Named for Québec's patron saint (the mother of the Virgin Mary), this small town is on Route 138, east of Québec City. It attracts more than a million pilgrims each year who come to visit the region's most famous religious site.
The French brought their devotion to St. Anne (also the patron saint of shipwrecked sailors) when they sailed across the Atlantic to New France. According to local legend, St. Anne was responsible for saving voyagers from shipwrecks in the harsh waters of the St. Lawrence. In 1650, Breton sailors caught in a storm vowed to erect a chapel in honor of this patron saint at the exact spot where they landed.
The present neo-Roman basilica, constructed in 1923, is the fifth to be built on the site where the sailors first touched ground.

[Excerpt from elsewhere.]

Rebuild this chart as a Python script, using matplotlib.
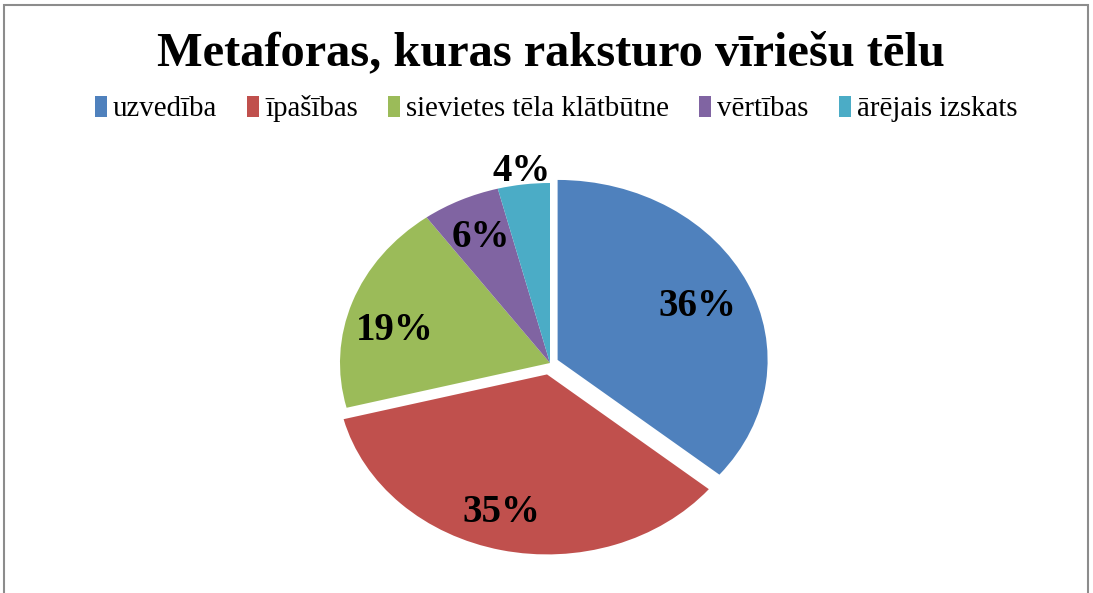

The original 17th-century wood chapel was built too close to the St. Lawrence and was swept away by river flooding.
The gigantic structure is in the shape of a Latin cross and has two imposing granite steeples.
The interior has 22 chapels and 18 altars, as well as rounded arches and numerous ornaments in the Romanesque style. The 214 stained-glass windows, completed in 1949, are by Frenchmen Auguste Labouret and Pierre Chaudière.
Tributes to St. Anne can be seen in the shrine's mosaics, murals, altars, and ceilings. A bas-relief at the entrance depicts St. Anne welcoming her pilgrims, and ceiling mosaics represent her life. Numerous crutches and braces posted on the back pillars have been left by those who have felt the saint's healing powers.